Eddie and his epic Rosemary
We asked Eddie if he headed up the landscaping at the hotel
and the Hotel Chaco next door. He said, “No. I’m the number two man. My boss is
a younger guy who gives orders but doesn’t do any real work.”
He told us he started landscaping as a teenager in
Bernalillo just north of Albuquerque. We guessed Eddie was sixty or give or
take. So, he’d been gardening and landscaping for more than forty years. Eddie
knew his plants and his pride in his work was palpable. Eddie was a gentleman.
“My wife left me when my kids were little. I couldn’t take
care of them and work to support us. So, my folks let me build a little house
behind theirs and my mom took care of the children.
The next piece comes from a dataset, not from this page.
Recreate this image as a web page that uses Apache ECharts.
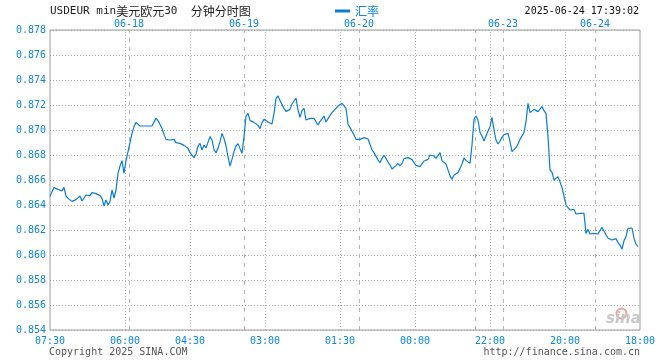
<!DOCTYPE html>
<html>
<head>
<meta charset="utf-8">
<script src="https://cdn.jsdelivr.net/npm/echarts@6/dist/echarts.min.js"></script>
<style>html,body{margin:0;padding:0;background:#fff}#c{width:660px;height:360px}</style>
</head>
<body>
<div id="c"></div>
<script>
// USD/EUR rate, one sample per slot (295 slots across the chart)
const rates = [
0.86467,0.86507,0.86539,0.86552,0.86525,0.86517,0.86512,0.86541,0.86472,0.86453,
0.86443,0.86429,0.86427,0.86443,0.86459,0.86472,0.86432,0.86435,0.86480,0.86469,
0.86475,0.86499,0.86501,0.86491,0.86483,0.86475,0.86453,0.86392,0.86440,0.86400,
0.86427,0.86520,0.86456,0.86520,0.86653,0.86712,0.86755,0.86653,0.86755,0.86827,
0.86901,0.86973,0.87027,0.87061,0.87059,0.87032,0.87021,0.87032,0.87048,0.87032,
0.87032,0.87032,0.87032,0.87093,0.87075,0.87045,0.87013,0.86965,0.86925,0.86915,
0.86920,0.86907,0.86925,0.86899,0.86899,0.86893,0.86880,0.86877,0.86877,0.86853,
0.86819,0.86808,0.86779,0.86808,0.86872,0.86893,0.86840,0.86880,0.86856,0.86845,
0.86947,0.86920,0.86840,0.86819,0.86853,0.86907,0.86973,0.86933,0.86872,0.86787,
0.86712,0.86765,0.86827,0.86872,0.86891,0.86901,0.86813,0.86947,0.87112,0.87133,
0.87077,0.87061,0.87061,0.87053,0.87037,0.87011,0.87059,0.87085,0.87075,0.87064,
0.87064,0.87048,0.87133,0.87253,0.87272,0.87235,0.87205,0.87173,0.87149,0.87136,
0.87165,0.87208,0.87221,0.87256,0.87160,0.87101,0.87155,0.87173,0.87080,0.87091,
0.87093,0.87093,0.87093,0.87099,0.87040,0.87069,0.87088,0.87112,0.87064,0.87075,
0.87117,0.87139,0.87152,0.87173,0.87192,0.87197,0.87213,0.87219,0.87173,0.87048,
0.87019,0.87011,0.86960,0.86925,0.86925,0.86925,0.86933,0.86939,0.86933,0.86928,
0.86915,0.86840,0.86819,0.86813,0.86760,0.86739,0.86773,0.86797,0.86773,0.86744,
0.86720,0.86688,0.86701,0.86715,0.86733,0.86712,0.86733,0.86771,0.86779,0.86779,
0.86779,0.86763,0.86739,0.86717,0.86712,0.86707,0.86715,0.86752,0.86747,0.86765,
0.86800,0.86787,0.86792,0.86773,0.86773,0.86819,0.86755,0.86755,0.86728,0.86680,
0.86635,0.86605,0.86640,0.86653,0.86659,0.86693,0.86728,0.86776,0.86757,0.86744,
0.86733,0.86880,0.87085,0.87112,0.87080,0.86981,0.86952,0.86912,0.86901,0.86992,
0.87027,0.87101,0.87000,0.86920,0.86888,0.86912,0.86941,0.86963,0.86973,0.86973,
0.86907,0.86827,0.86835,0.86859,0.86888,0.86925,0.86939,0.86979,0.87067,0.87213,
0.87139,0.87139,0.87165,0.87181,0.87147,0.87155,0.87187,0.87155,0.87133,0.86947,
0.86680,0.86661,0.86600,0.86587,0.86627,0.86621,0.86541,0.86472,0.86400,0.86379,
0.86360,0.86368,0.86365,0.86328,0.86320,0.86333,0.86333,0.86333,0.86173,0.86205,
0.86168,0.86181,0.86173,0.86187,0.86168,0.86173,0.86221,0.86205,0.86160,0.86136,
0.86120,0.86120,0.86120,0.86131,0.86099,0.86080,0.86045,0.86115,0.86147,0.86213,
0.86219,0.86216,0.86133,0.86088,0.86067
];
const slotCount = 295;
// bottom time labels and their slot positions
const timeLabels = ['07:30','06:00','04:30','03:00','01:30','00:00','22:00','20:00','18:00'];
const timeSlots  = [0, 37.5, 70, 107.5, 145, 182.5, 220, 257.5, 295];
// day separators (dashed) and top date labels
const daySlots  = [39.5, 97, 154.5, 212.5, 226.5, 272.5];
const dateLabels = ['06-18','06-19','06-20','06-23','06-24'];
const dateSlots  = [39.5, 97, 154.5, 226.5, 272.5];
const yMin = 0.854, yMax = 0.878, yStep = 0.002;

const BLUE = '#0d85d8';
const LINE = '#0a7dd0';
const GRIDC = '#aaaaaa';
const MONO = '"DejaVu Sans Mono", "Liberation Mono", monospace';

const chart = echarts.init(document.getElementById('c'), null, {renderer: 'canvas'});
const data = rates.map((v, i) => [i, v]);

const markData = [];
timeSlots.slice(1, -1).forEach(s => markData.push({xAxis: s, lineStyle: {type: [1, 2], color: GRIDC, width: 1}}));
daySlots.forEach(s => markData.push({xAxis: s, lineStyle: {type: [4, 5], color: '#b4b4b4', width: 1}}));

chart.setOption({
  animation: false,
  grid: {left: 50, right: 20, top: 30, bottom: 30, show: true, borderColor: '#999', borderWidth: 1, backgroundColor: 'transparent'},
  legend: {
    show: true, left: 330, top: 0, icon: 'rect', itemWidth: 15, itemHeight: 3, itemGap: 5,
    textStyle: {color: BLUE, fontSize: 12, fontFamily: '"Noto Sans CJK SC", sans-serif'},
    data: [{name: '汇率'}]
  },
  xAxis: [
    {
      type: 'value', min: 0, max: slotCount, position: 'bottom',
      axisLine: {show: false}, axisTick: {show: false}, splitLine: {show: false},
      axisLabel: {
        customValues: timeSlots, margin: 6, color: BLUE, fontSize: 10, fontFamily: MONO,
        formatter: v => timeLabels[timeSlots.indexOf(v)] || ''
      }
    },
    {
      type: 'value', min: 0, max: slotCount, position: 'top',
      axisLine: {show: false}, axisTick: {show: false}, splitLine: {show: false},
      axisLabel: {
        customValues: dateSlots, margin: 1, color: BLUE, fontSize: 10, fontFamily: MONO,
        formatter: v => dateLabels[dateSlots.indexOf(v)] || ''
      }
    }
  ],
  yAxis: {
    type: 'value', min: yMin, max: yMax, interval: yStep,
    axisLine: {show: false}, axisTick: {show: false},
    splitLine: {show: true, lineStyle: {type: [1, 2], color: GRIDC, width: 1}},
    axisLabel: {margin: 4, color: BLUE, fontSize: 10, fontFamily: MONO, formatter: v => v.toFixed(3)}
  },
  series: [{
    name: '汇率', type: 'line', data: data, showSymbol: false, z: 3,
    lineStyle: {color: LINE, width: 1.2}, itemStyle: {color: LINE},
    markLine: {silent: true, symbol: ['none', 'none'], z: 1, label: {show: false}, data: markData}
  }],
  graphic: [
    {type: 'text', left: 50, top: 5, z: 10, style: {
      text: '{a|USDEUR min}{b|美元欧元}{a|30  }{b|分钟分时图}',
      rich: {
        a: {fontFamily: MONO, fontSize: 11, fill: '#222'},
        b: {fontFamily: '"Noto Sans CJK SC", sans-serif', fontSize: 12, fill: '#222'}
      }
    }},
    {type: 'text', right: 21, top: 6, z: 10, style: {text: '2025-06-24 17:39:02', fontFamily: MONO, fontSize: 10, fill: '#111'}},
    {type: 'text', left: 49, top: 347, z: 10, style: {text: 'Copyright 2025 SINA.COM', fontFamily: MONO, fontSize: 10, fill: '#555'}},
    {type: 'text', right: 20, top: 347, z: 10, style: {text: 'http://finance.sina.com.cn', fontFamily: MONO, fontSize: 10, fill: '#555'}},
    {type: 'circle', left: 614, top: 306, z: 10, shape: {r: 5}, style: {fill: 'none', stroke: '#f0a0a0', lineWidth: 2}},
    {type: 'text', left: 606, top: 312, z: 10, style: {text: 'sina', fontFamily: '"DejaVu Sans", sans-serif', fontSize: 15, fontWeight: 'bold', fontStyle: 'italic', fill: '#c8c8c8'}}
  ]
});
</script>
</body>
</html>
She was a saint.”
“My mom liked to gamble so I’d take her to play the slots at
the Santa Ana Star Casino in Bernalillo. That’s where we always went. I’d take
her gambling because that’s what she loved to do the most. One time I had a hot
streak where I won $2,500 on the slots and almost immediately I won another $5,000.
It was crazy. I always gave her half so she could keep playing. The same thing
happened in Bingo, and she got half. She deserved it for everything she did for
me.”
He pointed at all the properties nearby that were owned by
Heritage Hotels and it was everything in sight. “The owner Mr. Long wants to
build another hotel across the street. We just opened The Clyde in the old
Hilton downtown. And he owns El Monte Sagrado in Taos and the Inn at Loretto in
Santa Fe. He owns a lot of first-class hotels all over New Mexico. We keep
growing. He’s the real deal.”
We commented that we
knew the properties and that they were the top hotels in each town.
“Yeah. Mr. Long knows what he wants and has the savvy and
bucks to make it happen. He wants his properties to be the best. He’s demanding
boss but it’s good to be part of something you can proud of.”
As I’ve noted many times in these pages, a first brief encounter can lead to a life story or an intimate snippet. It’s a miracle of sorts. How Eddie went from describing how he cares for the giant rosemary bush to sharing a nugget from his life is a mystery. There was no segue from botany to single parenthood. Yet the most important thing bubbles up to a total stranger. Unprompted and guileless.
It has happened dozens of times and counting.
1 comment:
Thanks for this morning's brief encounter blog, and for sharing Eddie's beautiful face and smile with us. We know that rosemary well, having spent ample time at the Hotel Albuquerque during yearly tango festivals. Never saw him on those weekends but I am certainly glad you did and got some of the story of him and his mother, the saint indeed with a penchant for gambling. Eddie's face indicates he shares and you captured that beautifully.